Partial Progress'

David Weintraub

At a time when women comprise 40 percent of all faculty and senior staff at the nation’s colleges and universities, the percentage of tenured women on the Stanford faculty hovers at 17.4 percent—up 3 percent from five years ago. While the number of women in leadership positions has improved with several key appointments in recent years—three of the seven schools now have women deans—a new report from the provost’s office finds that “ensuring gender equity in the academic workplace remains a challenge for higher education in general and Stanford in particular.”

Three years in the making, the report is the work of the 13-member Provost’s Advisory Committee on the Status of Women Faculty. The committee was launched in 2001, after University president John Hennessy met in Cambridge, Mass., with the presidents of eight other leading research universities—Caltech, Harvard, Massachusetts Institute of Technology, University of Michigan-Ann Arbor, University of Pennsylvania, Princeton, UC-Berkeley and Yale. The nine men convened for the first MIT Conference on Gender Equity in Sciences and Engineering in the turbulent wake of a 1999 MIT faculty study that showed women in those fields routinely experienced discrimination.

“The data reflect partial progress,” committee chair and law professor Deborah Rhode says about the 176-page report on women at Stanford. “The University has paid quite substantial attention to pay-equity issues for obvious reasons—those are the easiest to quantify, and there are obvious legal implications that follow from failure to address them. But I think one of the striking findings is that while there’s been enormous progress, there’s still progress that remains to be made.”

The overall picture of gender equity on the Farm is “mixed and complicated,” according to the executive summary.
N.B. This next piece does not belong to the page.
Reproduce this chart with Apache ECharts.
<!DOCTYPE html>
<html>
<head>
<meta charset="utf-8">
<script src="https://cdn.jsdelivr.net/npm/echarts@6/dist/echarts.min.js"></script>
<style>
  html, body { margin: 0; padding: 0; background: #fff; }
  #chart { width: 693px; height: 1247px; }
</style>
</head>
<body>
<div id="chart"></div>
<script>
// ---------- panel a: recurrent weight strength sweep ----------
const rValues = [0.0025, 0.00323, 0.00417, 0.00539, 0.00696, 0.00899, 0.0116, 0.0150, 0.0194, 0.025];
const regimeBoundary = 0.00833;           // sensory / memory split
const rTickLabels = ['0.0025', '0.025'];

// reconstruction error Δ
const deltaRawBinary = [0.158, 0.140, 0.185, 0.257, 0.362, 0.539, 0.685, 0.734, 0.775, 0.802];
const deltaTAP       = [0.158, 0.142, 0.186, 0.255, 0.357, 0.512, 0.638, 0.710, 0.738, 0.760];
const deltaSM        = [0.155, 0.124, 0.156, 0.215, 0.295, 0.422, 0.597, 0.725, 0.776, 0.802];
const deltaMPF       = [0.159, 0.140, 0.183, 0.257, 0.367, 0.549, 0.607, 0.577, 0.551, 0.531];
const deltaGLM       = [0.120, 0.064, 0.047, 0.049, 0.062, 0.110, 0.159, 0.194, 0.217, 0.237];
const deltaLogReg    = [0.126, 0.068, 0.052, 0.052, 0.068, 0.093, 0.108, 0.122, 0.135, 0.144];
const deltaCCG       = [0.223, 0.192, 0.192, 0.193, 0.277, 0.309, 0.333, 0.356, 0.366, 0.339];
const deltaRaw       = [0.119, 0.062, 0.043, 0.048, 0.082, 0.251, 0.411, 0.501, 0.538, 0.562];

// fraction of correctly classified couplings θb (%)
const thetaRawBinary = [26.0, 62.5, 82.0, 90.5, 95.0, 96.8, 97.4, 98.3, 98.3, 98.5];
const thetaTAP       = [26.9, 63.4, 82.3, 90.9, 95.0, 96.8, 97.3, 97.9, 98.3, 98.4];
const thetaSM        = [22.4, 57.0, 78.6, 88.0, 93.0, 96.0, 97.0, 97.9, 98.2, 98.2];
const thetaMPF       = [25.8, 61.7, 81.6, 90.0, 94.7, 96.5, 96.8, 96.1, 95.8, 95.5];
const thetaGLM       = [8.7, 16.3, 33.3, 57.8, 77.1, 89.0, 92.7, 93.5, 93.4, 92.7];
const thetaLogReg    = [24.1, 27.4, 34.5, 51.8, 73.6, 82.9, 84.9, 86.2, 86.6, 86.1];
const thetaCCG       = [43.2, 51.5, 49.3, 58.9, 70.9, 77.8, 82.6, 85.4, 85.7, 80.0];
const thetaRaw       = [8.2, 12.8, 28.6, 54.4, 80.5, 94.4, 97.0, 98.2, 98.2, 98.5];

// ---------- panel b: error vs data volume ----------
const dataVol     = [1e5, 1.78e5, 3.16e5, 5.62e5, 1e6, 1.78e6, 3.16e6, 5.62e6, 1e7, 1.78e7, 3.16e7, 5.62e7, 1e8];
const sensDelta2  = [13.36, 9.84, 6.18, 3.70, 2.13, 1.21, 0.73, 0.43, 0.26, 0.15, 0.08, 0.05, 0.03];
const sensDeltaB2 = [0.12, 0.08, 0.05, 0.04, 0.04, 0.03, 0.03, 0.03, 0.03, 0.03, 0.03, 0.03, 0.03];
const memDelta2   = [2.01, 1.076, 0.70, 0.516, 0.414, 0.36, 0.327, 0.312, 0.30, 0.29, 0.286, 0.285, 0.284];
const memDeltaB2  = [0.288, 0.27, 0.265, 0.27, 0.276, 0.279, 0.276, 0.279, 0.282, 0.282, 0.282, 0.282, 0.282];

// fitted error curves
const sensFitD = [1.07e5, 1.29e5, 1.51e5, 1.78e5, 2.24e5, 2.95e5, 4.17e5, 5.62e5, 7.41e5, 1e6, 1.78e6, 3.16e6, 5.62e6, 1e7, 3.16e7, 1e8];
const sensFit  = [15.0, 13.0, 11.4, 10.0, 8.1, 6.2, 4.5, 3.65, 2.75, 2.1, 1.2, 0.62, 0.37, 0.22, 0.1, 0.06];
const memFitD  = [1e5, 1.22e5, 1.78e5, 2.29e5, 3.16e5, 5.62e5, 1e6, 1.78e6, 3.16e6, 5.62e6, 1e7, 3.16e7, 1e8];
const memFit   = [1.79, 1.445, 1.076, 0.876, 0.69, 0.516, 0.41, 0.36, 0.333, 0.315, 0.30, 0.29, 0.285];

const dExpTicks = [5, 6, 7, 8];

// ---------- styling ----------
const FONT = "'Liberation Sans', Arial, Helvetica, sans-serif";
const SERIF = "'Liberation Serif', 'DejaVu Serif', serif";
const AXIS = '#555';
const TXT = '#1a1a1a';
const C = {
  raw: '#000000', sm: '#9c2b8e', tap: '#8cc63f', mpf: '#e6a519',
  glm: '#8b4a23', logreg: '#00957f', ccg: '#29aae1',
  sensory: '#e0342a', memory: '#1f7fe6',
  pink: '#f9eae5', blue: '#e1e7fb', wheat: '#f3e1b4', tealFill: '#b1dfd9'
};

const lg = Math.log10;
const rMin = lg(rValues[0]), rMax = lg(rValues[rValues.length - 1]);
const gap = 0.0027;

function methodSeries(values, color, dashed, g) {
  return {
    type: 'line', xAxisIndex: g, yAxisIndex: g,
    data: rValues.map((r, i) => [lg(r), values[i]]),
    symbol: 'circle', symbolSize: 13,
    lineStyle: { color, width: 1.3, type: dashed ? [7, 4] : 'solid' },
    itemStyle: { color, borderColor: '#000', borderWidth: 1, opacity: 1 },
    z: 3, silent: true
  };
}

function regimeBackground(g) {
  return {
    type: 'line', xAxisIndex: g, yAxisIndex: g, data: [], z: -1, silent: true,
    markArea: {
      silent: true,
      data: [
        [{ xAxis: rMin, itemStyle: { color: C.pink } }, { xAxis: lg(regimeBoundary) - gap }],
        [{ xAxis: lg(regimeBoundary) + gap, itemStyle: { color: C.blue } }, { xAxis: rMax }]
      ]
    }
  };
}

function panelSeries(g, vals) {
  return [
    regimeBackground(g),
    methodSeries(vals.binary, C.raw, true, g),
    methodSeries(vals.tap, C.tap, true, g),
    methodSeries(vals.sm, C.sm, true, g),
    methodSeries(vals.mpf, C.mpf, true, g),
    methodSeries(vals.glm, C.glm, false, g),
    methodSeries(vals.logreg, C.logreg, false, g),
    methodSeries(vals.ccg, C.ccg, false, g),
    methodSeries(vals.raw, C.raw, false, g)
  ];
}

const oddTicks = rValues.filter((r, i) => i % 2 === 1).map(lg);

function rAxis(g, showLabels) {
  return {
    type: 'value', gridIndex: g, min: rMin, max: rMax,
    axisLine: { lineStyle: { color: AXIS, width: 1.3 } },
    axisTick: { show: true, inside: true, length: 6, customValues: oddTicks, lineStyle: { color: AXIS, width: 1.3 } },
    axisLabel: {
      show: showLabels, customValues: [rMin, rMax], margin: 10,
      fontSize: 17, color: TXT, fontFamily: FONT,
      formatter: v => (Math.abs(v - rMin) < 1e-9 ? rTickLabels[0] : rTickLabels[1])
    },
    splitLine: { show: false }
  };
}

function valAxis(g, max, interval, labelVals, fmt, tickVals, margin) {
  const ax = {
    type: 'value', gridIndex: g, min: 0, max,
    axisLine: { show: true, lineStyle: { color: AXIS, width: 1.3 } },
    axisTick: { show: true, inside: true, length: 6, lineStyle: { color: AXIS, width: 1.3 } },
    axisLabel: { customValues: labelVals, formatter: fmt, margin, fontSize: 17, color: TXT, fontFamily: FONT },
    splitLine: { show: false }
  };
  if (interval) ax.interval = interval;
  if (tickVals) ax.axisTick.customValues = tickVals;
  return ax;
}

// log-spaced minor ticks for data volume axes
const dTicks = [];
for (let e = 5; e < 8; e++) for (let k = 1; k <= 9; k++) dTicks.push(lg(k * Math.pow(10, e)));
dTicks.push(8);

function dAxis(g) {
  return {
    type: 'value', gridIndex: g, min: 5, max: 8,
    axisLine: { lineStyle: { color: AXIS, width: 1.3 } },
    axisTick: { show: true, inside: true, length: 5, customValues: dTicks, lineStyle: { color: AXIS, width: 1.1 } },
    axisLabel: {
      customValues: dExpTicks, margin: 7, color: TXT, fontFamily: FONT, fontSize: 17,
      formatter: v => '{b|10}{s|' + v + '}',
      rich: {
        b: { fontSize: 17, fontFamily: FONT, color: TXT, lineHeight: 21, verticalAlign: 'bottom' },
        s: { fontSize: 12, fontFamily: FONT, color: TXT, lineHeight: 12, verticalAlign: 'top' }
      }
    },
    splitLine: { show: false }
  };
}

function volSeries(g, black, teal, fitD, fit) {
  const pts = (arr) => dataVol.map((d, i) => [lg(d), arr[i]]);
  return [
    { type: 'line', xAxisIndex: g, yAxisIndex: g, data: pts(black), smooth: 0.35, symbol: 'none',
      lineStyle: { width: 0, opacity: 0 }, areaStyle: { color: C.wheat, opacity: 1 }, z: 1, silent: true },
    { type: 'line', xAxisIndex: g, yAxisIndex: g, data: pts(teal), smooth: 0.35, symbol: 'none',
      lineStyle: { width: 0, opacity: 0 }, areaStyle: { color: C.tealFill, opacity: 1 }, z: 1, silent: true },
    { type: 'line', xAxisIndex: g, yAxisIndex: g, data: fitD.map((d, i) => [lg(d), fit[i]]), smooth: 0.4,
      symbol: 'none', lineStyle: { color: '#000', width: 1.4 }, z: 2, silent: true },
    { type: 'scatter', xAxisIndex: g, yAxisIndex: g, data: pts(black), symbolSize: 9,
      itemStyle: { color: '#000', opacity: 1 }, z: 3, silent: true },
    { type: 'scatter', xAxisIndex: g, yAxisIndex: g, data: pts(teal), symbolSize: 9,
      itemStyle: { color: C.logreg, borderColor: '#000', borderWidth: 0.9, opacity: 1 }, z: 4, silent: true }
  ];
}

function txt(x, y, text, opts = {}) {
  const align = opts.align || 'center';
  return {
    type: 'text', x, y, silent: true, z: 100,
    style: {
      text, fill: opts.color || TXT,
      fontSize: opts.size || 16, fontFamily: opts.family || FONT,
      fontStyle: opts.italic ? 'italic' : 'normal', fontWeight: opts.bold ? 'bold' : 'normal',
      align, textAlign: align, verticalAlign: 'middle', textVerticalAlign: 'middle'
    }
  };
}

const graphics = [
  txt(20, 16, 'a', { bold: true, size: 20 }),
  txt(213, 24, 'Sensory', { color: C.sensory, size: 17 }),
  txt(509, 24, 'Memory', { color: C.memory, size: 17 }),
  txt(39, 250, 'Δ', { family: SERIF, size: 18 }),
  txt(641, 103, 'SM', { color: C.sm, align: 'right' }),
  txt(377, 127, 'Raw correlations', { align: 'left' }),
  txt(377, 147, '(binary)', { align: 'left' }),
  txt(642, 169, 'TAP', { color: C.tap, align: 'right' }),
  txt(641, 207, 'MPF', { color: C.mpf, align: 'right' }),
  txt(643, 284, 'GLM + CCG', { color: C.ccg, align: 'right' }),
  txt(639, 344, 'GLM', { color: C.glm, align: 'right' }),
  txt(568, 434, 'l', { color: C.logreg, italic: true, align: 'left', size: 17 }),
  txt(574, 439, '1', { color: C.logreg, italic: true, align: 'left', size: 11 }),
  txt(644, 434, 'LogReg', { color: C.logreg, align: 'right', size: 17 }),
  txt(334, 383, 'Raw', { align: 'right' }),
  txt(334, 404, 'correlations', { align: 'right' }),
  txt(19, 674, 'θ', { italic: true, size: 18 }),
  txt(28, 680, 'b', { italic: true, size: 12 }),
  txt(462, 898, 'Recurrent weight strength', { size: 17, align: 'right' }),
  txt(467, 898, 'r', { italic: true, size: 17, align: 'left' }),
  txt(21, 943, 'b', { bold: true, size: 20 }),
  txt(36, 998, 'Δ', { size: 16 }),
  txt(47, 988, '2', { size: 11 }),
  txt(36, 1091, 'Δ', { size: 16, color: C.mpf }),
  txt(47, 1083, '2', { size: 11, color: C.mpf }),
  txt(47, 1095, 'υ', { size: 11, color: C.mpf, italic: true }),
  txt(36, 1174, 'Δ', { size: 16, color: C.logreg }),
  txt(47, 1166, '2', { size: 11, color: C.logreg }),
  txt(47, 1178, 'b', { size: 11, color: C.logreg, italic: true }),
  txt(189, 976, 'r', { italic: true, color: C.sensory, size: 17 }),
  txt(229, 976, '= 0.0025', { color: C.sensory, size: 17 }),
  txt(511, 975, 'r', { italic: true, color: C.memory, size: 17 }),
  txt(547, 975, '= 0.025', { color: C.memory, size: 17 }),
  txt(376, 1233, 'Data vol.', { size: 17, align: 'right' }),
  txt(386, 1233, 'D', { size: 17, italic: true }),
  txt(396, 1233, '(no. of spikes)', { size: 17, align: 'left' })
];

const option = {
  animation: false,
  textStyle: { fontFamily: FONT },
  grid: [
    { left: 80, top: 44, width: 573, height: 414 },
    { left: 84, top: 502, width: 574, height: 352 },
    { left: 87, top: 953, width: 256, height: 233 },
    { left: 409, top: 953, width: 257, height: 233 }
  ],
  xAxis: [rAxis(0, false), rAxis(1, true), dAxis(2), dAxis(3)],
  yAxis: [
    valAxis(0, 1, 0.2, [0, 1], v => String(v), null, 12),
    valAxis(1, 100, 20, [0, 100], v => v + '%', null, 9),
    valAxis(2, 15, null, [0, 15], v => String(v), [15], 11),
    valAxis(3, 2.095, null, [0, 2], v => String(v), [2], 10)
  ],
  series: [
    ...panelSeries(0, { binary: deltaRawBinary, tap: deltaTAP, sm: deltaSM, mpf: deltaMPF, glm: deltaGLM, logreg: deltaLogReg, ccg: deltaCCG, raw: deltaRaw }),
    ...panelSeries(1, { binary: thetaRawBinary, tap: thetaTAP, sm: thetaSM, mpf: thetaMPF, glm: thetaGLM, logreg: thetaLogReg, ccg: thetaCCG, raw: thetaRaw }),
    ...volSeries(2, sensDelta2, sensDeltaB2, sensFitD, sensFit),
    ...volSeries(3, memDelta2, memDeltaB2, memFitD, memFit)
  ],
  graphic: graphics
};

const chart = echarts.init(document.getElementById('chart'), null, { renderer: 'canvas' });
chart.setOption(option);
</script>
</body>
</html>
For the first time, faculty were asked so-called “quality of life” questions about professional satisfaction, workload and academic climate.
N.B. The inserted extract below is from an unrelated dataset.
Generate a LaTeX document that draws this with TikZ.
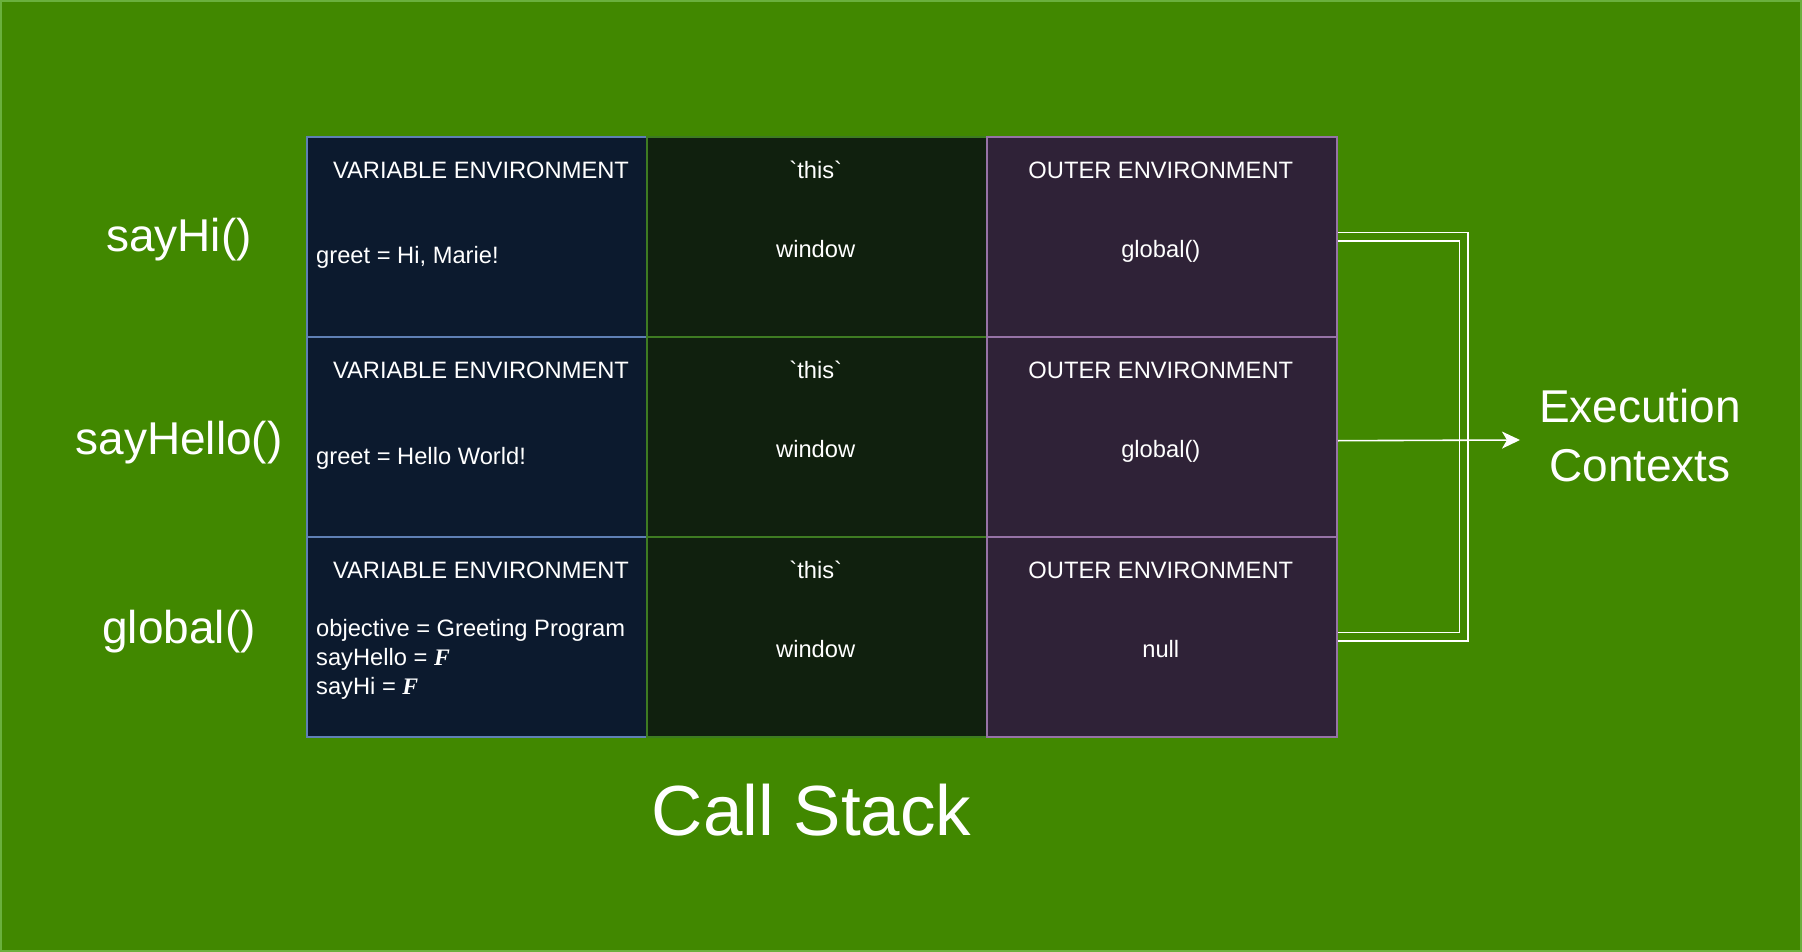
\documentclass[tikz,border=0pt]{standalone}
\usepackage{fontspec}
\setmainfont{Liberation Sans}
\newfontfamily\rawsans{Liberation Sans}[Ligatures=TeXOff]
\newfontfamily\Fserif{Liberation Serif}
\usetikzlibrary{arrows.meta}
\definecolor{bg}{HTML}{418800}
\definecolor{bgborder}{HTML}{6AB03D}
\definecolor{vfill}{HTML}{0C1A2E}
\definecolor{vdraw}{HTML}{5F80B5}
\definecolor{tfill}{HTML}{10200E}
\definecolor{tdraw}{HTML}{3E7B22}
\definecolor{ofill}{HTML}{2F2237}
\definecolor{odraw}{HTML}{9673A6}
\newcommand{\FF}{{\Fserif\bfseries\itshape F}}
\newcommand{\thistxt}{{\rawsans `this`}}
\begin{document}
\begin{tikzpicture}[x=1pt,y=-1pt,
  cell/.style={rectangle, anchor=north west, inner sep=0, minimum height=200pt, line width=2pt},
  varcell/.style={cell, fill=vfill, draw=vdraw, minimum width=340pt},
  thiscell/.style={cell, fill=tfill, draw=tdraw, minimum width=340pt},
  outcell/.style={cell, fill=ofill, draw=odraw, minimum width=350.3pt},
  txt/.style={text=white, inner sep=0, anchor=base, font=\fontsize{23.7}{28}\selectfont},
  ltxt/.style={txt, anchor=base west},
  big/.style={text=white, inner sep=0, anchor=base, font=\fontsize{46}{56}\selectfont},
  huge/.style={text=white, inner sep=0, anchor=base, font=\fontsize{71}{85}\selectfont},
  wline/.style={draw=white, line width=1.6pt}
]
\useasboundingbox (0,0) rectangle (1802,952);
\fill[bg] (0,0) rectangle (1802,952);
\draw[bgborder, line width=2pt] (1,1) rectangle (1801,951);

% column 1: variable environment
\node[varcell] (v1) at (305.7,135.7) {};
\node[varcell] (v2) at (305.7,335.7) {};
\node[varcell] (v3) at (305.7,535.7) {};
% column 2: this
\node[thiscell] (t1) at (645.7,135.7) {};
\node[thiscell] (t2) at (645.7,335.7) {};
\node[thiscell] (t3) at (645.7,535.7) {};
% column 3: outer environment
\node[outcell] (o1) at (985.7,135.7) {};
\node[outcell] (o2) at (985.7,335.7) {};
\node[outcell] (o3) at (985.7,535.7) {};

% headers
\node[txt] (vh1) at (481,178.3) {VARIABLE ENVIRONMENT};
\node[txt] (vh2) at (481,378.3) {VARIABLE ENVIRONMENT};
\node[txt] (vh3) at (481,578.3) {VARIABLE ENVIRONMENT};
\node[txt] (th1) at (815.7,178.3) {\thistxt};
\node[txt] (th2) at (815.7,378.3) {\thistxt};
\node[txt] (th3) at (815.7,578.3) {\thistxt};
\node[txt] (oh1) at (1160.8,178.3) {OUTER ENVIRONMENT};
\node[txt] (oh2) at (1160.8,378.3) {OUTER ENVIRONMENT};
\node[txt] (oh3) at (1160.8,578.3) {OUTER ENVIRONMENT};

% values
\node[ltxt] (vv1) at (316,264) {greet = Hi, Marie!};
\node[ltxt] (vv2) at (316,464) {greet = Hello World!};
\node[ltxt] (vv3a) at (316,636) {objective = Greeting Program};
\node[ltxt] (vv3b) at (316,665) {sayHello = \FF};
\node[ltxt] (vv3c) at (316,694) {sayHi = \FF};
\node[txt] (tv1) at (815.7,257.7) {window};
\node[txt] (tv2) at (815.7,457.7) {window};
\node[txt] (tv3) at (815.7,657.7) {window};
\node[txt] (ov1) at (1160.8,257.7) {global()};
\node[txt] (ov2) at (1160.8,457.7) {global()};
\node[txt] (ov3) at (1160.8,657.7) {null};

% row labels
\node[big] (l1) at (179,251.7) {sayHi()};
\node[big] (l2) at (179,454) {sayHello()};
\node[big] (l3) at (179,643.3) {global()};

% execution contexts
\node[big] (ec1) at (1640,422.7) {Execution};
\node[big] (ec2) at (1640,481.7) {Contexts};
\coordinate (ectip) at (1520,440);

% call stack
\node[huge] (cs) at (811.7,835) {Call Stack};

% double link bracket
\draw[wline, double=bg, double distance=6.7pt, line join=miter]
  (o1.east) -- ++(125.7,0) |- (o3.east);
% arrow
\draw[wline, -{Stealth[length=18pt,width=17pt,inset=5pt]}]
  ([yshift=-4pt]o2.east) -- (ectip);
\end{tikzpicture}
\end{document}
While there are no significant gender differences in overall faculty satisfaction at Stanford, the report notes the low representation of women, particularly women of color, in certain fields, as well as the frequency of “perceived disadvantages due to gender.” What’s more, Rhode says, there is a “unidirectional” pattern of differences campuswide. “Whenever disparities occur, virtually all involve men receiving higher compensation and support than women.”
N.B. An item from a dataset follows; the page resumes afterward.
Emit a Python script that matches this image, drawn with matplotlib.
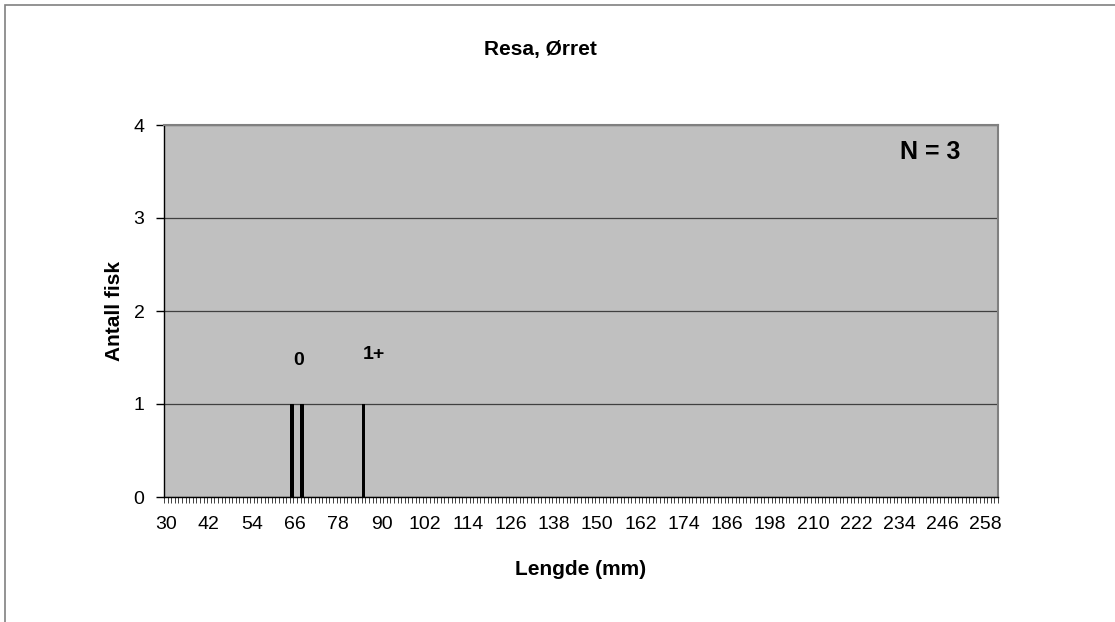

The report makes 18 recommendations for recruiting, retaining, compensating and supporting women, and vice provost for faculty development Pat Jones says the University is committed to seeing that they are implemented. On-campus child care is at the top of the administration’s concerns. With 500 names on the waiting list, she says, discussion about another on-campus center “is taking place at the highest levels.”

A highly regarded specialist in immunology and the first woman to chair the biology department, Jones has seen the number of women biologists at Stanford climb from one when she was hired in 1972 to 13 today, comprising 28 percent of her department’s professoriate. Jones put discussion of the advisory committee’s report on the agenda at the annual meeting of department chairs and also met with faculty late in September to talk about the findings.

The 2004 Stanford report comes five years after the U.S. Department of Labor launched a still-open investigation into Stanford’s hiring and promotion of women faculty, and more than 10 years after a 1993 report by the Provost’s Committee on the Recruitment and Retention of Women Faculty, chaired by education professor Myra Strober. At the time of that study, women comprised 11.2 percent of the tenured faculty, and many of them, according to the new document, felt “isolated, unsupported and overburdened.”

“We pointed to the need for changing the culture of support,” Strober said in a recent interview. “The way I view the new report is that change is taking place slowly, the percentage of women faculty is increasing, the salary equity is getting better, child care is getting better and women’s leadership is getting better.”

Sociologist Cecilia Ridgeway, whom the provost has invited to speak to meetings of department chairs about gender equity and stereotype biases, commends the University’s stated desire to increase the representation of women in the professoriate and to address their professional well-being.

Avoiding lawsuits, “keeping the feds off your back, maintaining good press—all those externalities are best accomplished by just being better at it,” Ridgeway says. “The current administration knows it’s the right thing and the smart thing to do.”